Fragmento

Un famoso cuentista norteamericano que con el tiempo adquiriría fama mundial; escribió repetidas veces sobre ciertas peculiaridades humanas a las cuales describió como demonios. En la época que vivió y en la cual escribió al respecto, no fue tan aclamado como después indiscutiblemente sería por este tipo de historias.

Los demonios pueden interpretarse de múltiples formas; les han creado imágenes y mitos, se les ha temido y aún se les teme en algunos templos o incluso fuera de ellos. Todo el mundo sabe de la existencia de estas criaturas, los aceptan y los niegan al mismo tiempo porque los confunden con ellos mismos.

Una batalla interna es lo que hace sucumbir hasta el más grande imperio, dicen por allí, y de existir una entidad no humana que pudiera habitar y alimentarse de los hombres tal cual parásito de cualquier organismo viviente, ¿no habría ya suficiente historia humana como para argumentar que a través de todo este tiempo siempre ha padecido de la misma enfermedad?, ¿y que al mismo tiempo la ha atravesado sin poderse aliviar de una vez por todas de ella? Queda claro que el hombre si es una entidad capaz de alimentarse cual parásito de cualquier organismo viviente. 

La única cualidad humana es su ser omnívoro. Destruir es su mandato, destruir con su estómago, con sus manos, depredador por naturaleza, ¿será esta su condena real?, ¿una batalla interna?, ¿perpetua? Su naturaleza y costumbres lo han aniquilado. ¿Por qué un imperio debe sucumbir? ¿A quien más si no a los humanos se les ha ocurrido semejante cosa llamada Imperio?

Esta clase de demonio, el demonio hombre, es de lo más astuto que se pueda definir, aunque en realidad esta afirmación más que cómica es redundante, ya que todo lo que el hombre cataloga queda dentro del espectro del hombre mismo.

Eran las seis de la tarde pasadas de un día de primavera en la caótica ciudad capital.
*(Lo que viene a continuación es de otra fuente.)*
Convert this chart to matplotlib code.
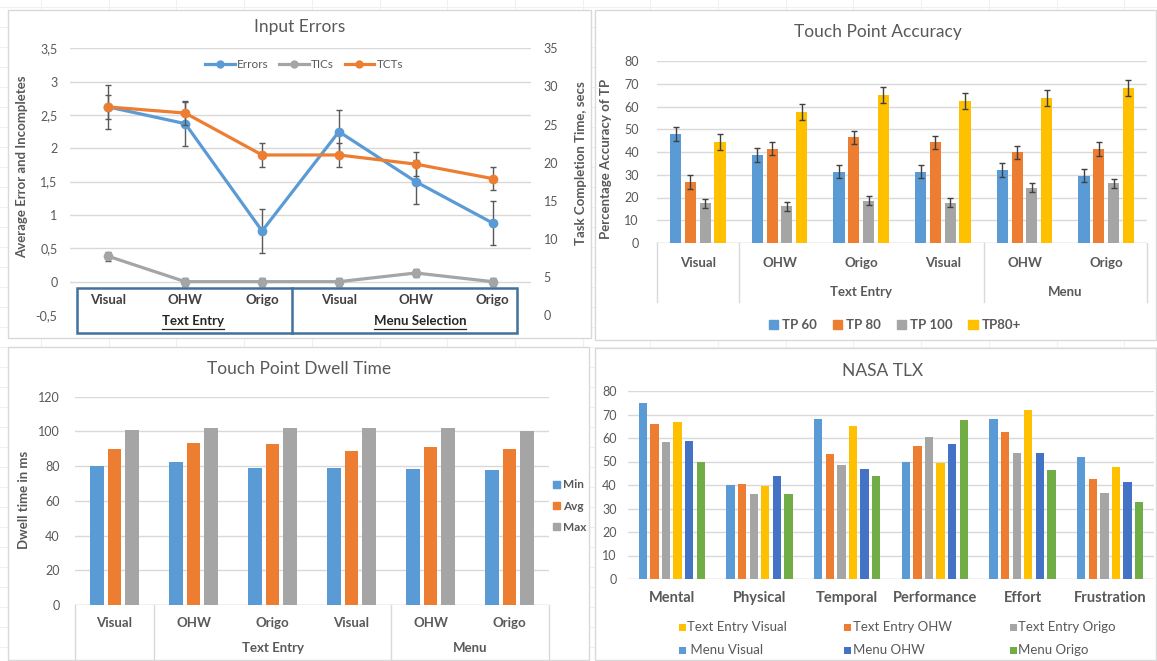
import numpy as np
import matplotlib.pyplot as plt
import matplotlib.transforms as mtransforms
from matplotlib.lines import Line2D
from matplotlib.patches import Rectangle, Patch

plt.rcParams['font.family'] = ['Lato', 'DejaVu Sans']

W, H = 1157, 661
TXT = '#595959'
GRID = '#D9D9D9'
BLUE, ORANGE, GRAY, GOLD = '#5B9BD5', '#ED7D31', '#A5A5A5', '#FFC000'
DBLUE, GREEN = '#4472C4', '#70AD47'

# --- Input Errors ---
conditions = ['Visual', 'OHW', 'Origo', 'Visual', 'OHW', 'Origo']
errors = [2.62, 2.37, 0.76, 2.25, 1.50, 0.88]
errors_sd = [0.33, 0.33, 0.33, 0.33, 0.33, 0.33]
tics = [0.38, 0.0, 0.0, 0.0, 0.13, 0.0]
tics_sd = [0.065, 0.06, 0.06, 0.06, 0.065, 0.06]
tcts = [27.3, 26.5, 21.0, 21.0, 19.8, 17.9]
tcts_sd = [1.55, 1.55, 1.55, 1.55, 1.55, 1.55]

# --- Touch Point Accuracy ---
tp_series = ['TP 60', 'TP 80', 'TP 100', 'TP80+']
tp60 = [47.9, 38.6, 31.4, 31.4, 32.0, 29.6]
tp80 = [26.8, 41.5, 46.4, 44.2, 39.8, 41.4]
tp100 = [17.4, 16.2, 18.6, 17.7, 24.3, 26.2]
tp80plus = [44.2, 57.7, 65.1, 62.3, 63.9, 68.0]
tp_sd = [3.0, 3.0, 2.0, 3.5]

# --- Touch Point Dwell Time ---
dwell_series = ['Min', 'Avg', 'Max']
dwell_min = [80.1, 82.4, 79.1, 78.7, 78.1, 77.6]
dwell_avg = [89.9, 93.5, 92.7, 88.9, 91.0, 89.9]
dwell_max = [100.8, 101.8, 102.1, 101.8, 102.1, 100.4]

# --- NASA TLX ---
tlx_dims = ['Mental', 'Physical', 'Temporal', 'Performance', 'Effort', 'Frustration']
menu_visual = [75.0, 39.9, 68.1, 50.0, 68.1, 51.8]
te_ohw = [66.1, 40.6, 53.1, 56.4, 62.4, 42.6]
te_origo = [58.1, 36.2, 48.6, 60.6, 53.8, 36.8]
te_visual = [66.8, 39.4, 65.0, 49.3, 71.9, 47.6]
menu_ohw = [58.8, 43.8, 46.9, 57.5, 53.8, 41.2]
menu_origo = [50.0, 36.2, 43.8, 67.5, 46.3, 32.6]


def rect(x0, y0, x1, y1):
    return [x0 / W, 1 - y1 / H, (x1 - x0) / W, (y1 - y0) / H]


def fx(x):
    return x / W


def fy(y):
    return 1 - y / H


fig = plt.figure(figsize=(W / 100, H / 100), dpi=100)
fig.patch.set_facecolor('white')

# faint spreadsheet cells behind the charts
for gx in np.arange(41, W, 67.7):
    fig.add_artist(Line2D([fx(gx)] * 2, [0, 1], color='#F0F0F0', lw=0.8, zorder=-3))
for gy in np.arange(7, H, 20):
    fig.add_artist(Line2D([0, 1], [fy(gy)] * 2, color='#F0F0F0', lw=0.8, zorder=-3))

# chart frames
for x0, y0, x1, y1 in [(8, 10, 591, 338), (595, 10, 1156, 340), (8, 347, 589, 660), (595, 348, 1156, 660)]:
    fig.add_artist(Rectangle((fx(x0), fy(y1)), (x1 - x0) / W, (y1 - y0) / H,
                             transform=fig.transFigure, facecolor='white', edgecolor=GRID,
                             lw=1, zorder=-2))


def style(ax, ylim, ticks, pad, fmt=None):
    ax.set_facecolor('none')
    ax.set_ylim(*ylim)
    ax.set_xlim(-0.5, 5.5)
    for s in ax.spines.values():
        s.set_visible(False)
    ax.set_yticks(ticks)
    if fmt:
        ax.set_yticklabels([fmt(t) for t in ticks])
    ax.tick_params(length=0, labelsize=9, labelcolor=TXT, pad=pad)
    ax.set_xticks([])
    for t in ticks:
        ax.axhline(t, color=GRID, lw=1, zorder=0)


def comma(v):
    return ('%g' % v).replace('.', ',')


x = np.arange(6)

# ===================== Input Errors =====================
ax1 = fig.add_axes(rect(70, 48.3, 531, 315))
style(ax1, (-0.5, 3.5), np.arange(0, 3.6, 0.5), 9, comma)
ax1.set_yticks(np.arange(-0.5, 3.6, 0.5))
ax1.set_yticklabels([comma(t) for t in np.arange(-0.5, 3.6, 0.5)])
ax1.errorbar(x, errors, yerr=errors_sd, color=BLUE, lw=2.3, marker='o', ms=6,
             ecolor='#595959', elinewidth=1, capsize=2.5, zorder=3)
ax1.errorbar(x, tics, yerr=tics_sd, color=GRAY, lw=2.3, marker='o', ms=6,
             ecolor='#595959', elinewidth=1, capsize=2.5, zorder=3)
ax1b = ax1.twinx()
ax1b.set_ylim(0, 35)
ax1b.set_yticks(np.arange(0, 36, 5))
for s in ax1b.spines.values():
    s.set_visible(False)
ax1b.tick_params(length=0, labelsize=9, labelcolor=TXT, pad=9)
ax1b.errorbar(x, tcts, yerr=tcts_sd, color=ORANGE, lw=2.3, marker='o', ms=6,
              ecolor='#595959', elinewidth=1, capsize=2.5, zorder=3)

fig.text(fx(300), fy(27), 'Input Errors', ha='center', va='center', fontsize=12.5, color=TXT)
fig.text(fx(22), fy(167), 'Average Error and Incompletes', rotation=90, ha='center',
         va='center', fontsize=9.5, fontweight='bold', color=TXT)
fig.text(fx(581), fy(163), 'Task Completion Time, secs', rotation=90, ha='center',
         va='center', fontsize=9.5, fontweight='bold', color=TXT)
h1 = [Line2D([], [], color=c, lw=2.3, marker='o', ms=5) for c in (BLUE, GRAY, ORANGE)]
fig.legend(h1, ['Errors', 'TICs', 'TCTs'], loc='center', bbox_to_anchor=(fx(304), fy(65)),
           ncol=3, frameon=False, fontsize=8.5, labelcolor=TXT, handlelength=2.5,
           handletextpad=0.2, columnspacing=0.9)

# category table under the line chart
fig.add_artist(Rectangle((fx(77), fy(333)), (517 - 77) / W, 45 / H, transform=fig.transFigure,
                         facecolor='white', edgecolor='#41719C', lw=1.8, zorder=5))
fig.add_artist(Line2D([fx(292)] * 2, [fy(288), fy(333)], color='#41719C', lw=1.8, zorder=6))
bt1 = mtransforms.blended_transform_factory(ax1.transData, fig.transFigure)
for i, c in enumerate(conditions):
    fig.text(i, fy(300), c, transform=bt1, ha='center', va='center', fontsize=9.5,
             fontweight='bold', color='#404040', zorder=7)
for label, cx in [('Text Entry', fx(193)), ('Menu Selection', fx(420))]:
    t = fig.text(cx, fy(321), label, ha='center', va='center', fontsize=9.5,
                 fontweight='bold', color='#262626', zorder=7)
    fig.canvas.draw()
    bb = t.get_window_extent().transformed(fig.transFigure.inverted())
    fig.add_artist(Line2D([bb.x0, bb.x1], [fy(328.5)] * 2, color='#262626', lw=0.9, zorder=7))


def category_table(ax, groups, sep, y_lab, y_grp, y_bottom, size):
    bt = mtransforms.blended_transform_factory(ax.transData, fig.transFigure)
    ax.axhline(0, color=GRID, lw=1, zorder=1)
    for i, c in enumerate(conditions):
        ax.text(i, fy(y_lab), c, transform=bt, ha='center', va='center', fontsize=size,
                fontweight='bold', color=TXT)
    for label, cx in groups:
        ax.text(cx, fy(y_grp), label, transform=bt, ha='center', va='center',
                fontsize=size, fontweight='bold', color=TXT)
    y0 = ax.get_position().y0
    for s in sep:
        ax.add_artist(Line2D([s, s], [y0, fy(y_bottom)], transform=bt, color=GRID, lw=1,
                             clip_on=False))


# ===================== Touch Point Accuracy =====================
ax2 = fig.add_axes(rect(657, 61, 1147, 243))
style(ax2, (0, 80), np.arange(0, 81, 10), 13)
tp_vals = [tp60, tp80, tp100, tp80plus]
tp_cols = [BLUE, ORANGE, GRAY, GOLD]
for k in range(4):
    xs = x + (k - 1.5) * 0.181
    ax2.bar(xs, tp_vals[k], width=0.137, color=tp_cols[k], zorder=2)
    ax2.errorbar(xs, tp_vals[k], yerr=tp_sd[k], fmt='none', ecolor='#404040',
                 elinewidth=1, capsize=2.2, zorder=3)
category_table(ax2, [('Text Entry', 2), ('Menu', 4.5)], [-0.5, 0.5, 3.5, 5.5], 263, 292, 302, 9.5)
fig.text(fx(878), fy(32), 'Touch Point Accuracy', ha='center', va='center', fontsize=12.5, color=TXT)
fig.text(fx(606), fy(159), 'Percentage Accuracy of TP', rotation=90, ha='center', va='center',
         fontsize=9.5, fontweight='bold', color=TXT)
h2 = [Patch(color=c) for c in tp_cols]
fig.legend(h2, tp_series, loc='center', bbox_to_anchor=(fx(895), fy(325)), ncol=4,
           frameon=False, handlelength=0.7, handleheight=0.7, handletextpad=0.3,
           columnspacing=1.2, prop={'size': 9.5, 'weight': 'bold'}, labelcolor=TXT)

# ===================== Touch Point Dwell Time =====================
ax3 = fig.add_axes(rect(75, 396.7, 549, 605))
style(ax3, (0, 120), np.arange(0, 121, 20), 11)
dwell_vals = [dwell_min, dwell_avg, dwell_max]
dwell_cols = [BLUE, ORANGE, GRAY]
for k in range(3):
    ax3.bar(x + (k - 1) * 0.221, dwell_vals[k], width=0.167, color=dwell_cols[k], zorder=2)
category_table(ax3, [('Text Entry', 2), ('Menu', 4.5)], [-0.5, 0.5, 3.5, 5.5], 623, 648, 661, 9.5)
fig.text(fx(299), fy(369), 'Touch Point Dwell Time', ha='center', va='center', fontsize=12.5, color=TXT)
fig.text(fx(24), fy(500), 'Dwell time in ms', rotation=90, ha='center', va='center',
         fontsize=9.5, fontweight='bold', color=TXT)
h3 = [Patch(color=c) for c in dwell_cols]
fig.legend(h3, dwell_series, loc='center left', bbox_to_anchor=(fx(542), fy(506)), ncol=1,
           frameon=False, handlelength=0.6, handleheight=0.6, handletextpad=0.3,
           labelspacing=0.85, prop={'size': 8.5, 'weight': 'bold'}, labelcolor=TXT)

# ===================== NASA TLX =====================
ax4 = fig.add_axes(rect(628, 391, 1154, 579))
style(ax4, (0, 80), np.arange(0, 81, 10), 8)
ax4.axhline(0, color=GRID, lw=1, zorder=1)
tlx_vals = [menu_visual, te_ohw, te_origo, te_visual, menu_ohw, menu_origo]
tlx_cols = [BLUE, ORANGE, GRAY, GOLD, DBLUE, GREEN]
for k in range(6):
    ax4.bar(x + (k - 2.5) * 0.132, tlx_vals[k], width=0.095, color=tlx_cols[k], zorder=2)
bt4 = mtransforms.blended_transform_factory(ax4.transData, fig.transFigure)
for i, d in enumerate(tlx_dims):
    ax4.text(i, fy(598), d, transform=bt4, ha='center', va='center', fontsize=10.5,
             fontweight='bold', color=TXT)
fig.text(fx(883), fy(371), 'NASA TLX', ha='center', va='center', fontsize=12.5, color=TXT)
tlx_legend = [('Text Entry Visual', GOLD, 682, 627), ('Text Entry OHW', ORANGE, 848, 627),
              ('Text Entry Origo', GRAY, 1013, 627), (' Menu Visual', BLUE, 682, 650),
              ('Menu OHW', DBLUE, 848, 650), ('Menu Origo', GREEN, 1013, 650)]
for label, c, lx, ly in tlx_legend:
    fig.add_artist(Rectangle((fx(lx - 3.5), fy(ly + 3.5)), 7 / W, 7 / H, transform=fig.transFigure,
                             facecolor=c, edgecolor='none'))
    fig.text(fx(lx + 5), fy(ly), label, ha='left', va='center', fontsize=9.5, color=TXT)

fig.savefig('out.png', dpi=100)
El cielo se había iluminado de manera espectacular desde muy temprano. El sol resplandecía como en esos parajes rurales donde los colores adquieren más intensidad que en cualquier ciudad. Hay días en que los lugares nos parecen otros, a pesar de que ante nuestros ojos se encuentren las mismas cosas, todo es cuestión de la intensidad de la luz del sol.

A David le daba lo mismo si se nublaba o no, pero no pudo dejar de advertir la claridad con la que el día se vestía. Su humor le pesaba bastante ya, en su rostro se notaba la insatisfacción que por las calles casi todos llevan debido a esa prisa estúpida que los habita. Lo extraño es que él no solía padecer prisa alguna. De alguna forma siempre se las había arreglado para vivir fuera de los horarios fijos, de las cansadas jornadas laborales, del terrible tráfico vehicular, y de mil cosas más que pululan la ciudad como un hervidero de insectos alimentándose de un cuerpo en putrefacción.

No tenía por qué culpar, de su pésimo humor, a su hambre o a sus horas de sueño, ambos ciclos los tenía en un régimen controlado. Hacía un tiempo había dejado las conocidas sustancias que tan trilladas por su ilegalidad parecían ahora en boga y que mantenían a gran parte de la población adormecida e impotente contra los designios de cualquier gobierno. Por mera curiosidad comenzó a consumir algunas sustancias años atrás , entre ellas la cafeína a la cual le había tomado un gusto bastante recurrente. Ninguna de estas sustancias poseía la cualidad de generarle una verdadera adicción y por lo mismo, una verdadera dependencia fisiológica.

En su mundo ideal, no cabía la pereza ni la pérdida de tiempo. Solía ser bastante severo consigo mismo y con todas las personas que lo conocían. Pero de eso ya hacían algunos años...

David se preguntaba por qué vivía, se preguntaba por qué aún tenía la vida. Sabía para sus adentros que toda aquella severidad y diligencia con la que pretendió vivir algunos años atrás, no le habían servido de mucho, pues en los actos realizados se reflejaba la verdad, no solo en su actitud obsesiva. Lo que había logrado a sus veinticinco años no era mucho, aunque para él, semejaba haber pertenecido al pelotón militar, o a una logia.

Así que ahora vivía sin contar el tiempo. En el mundo hay infinidad de cosas por ver, pero, ¿acaso uno debe mirarlo todo? Se cuestionaba mientras caminaba por su habitual acera en busca de un bocado... Quizá jamás se imaginó que encontraría a María precisamente en el mismo camino.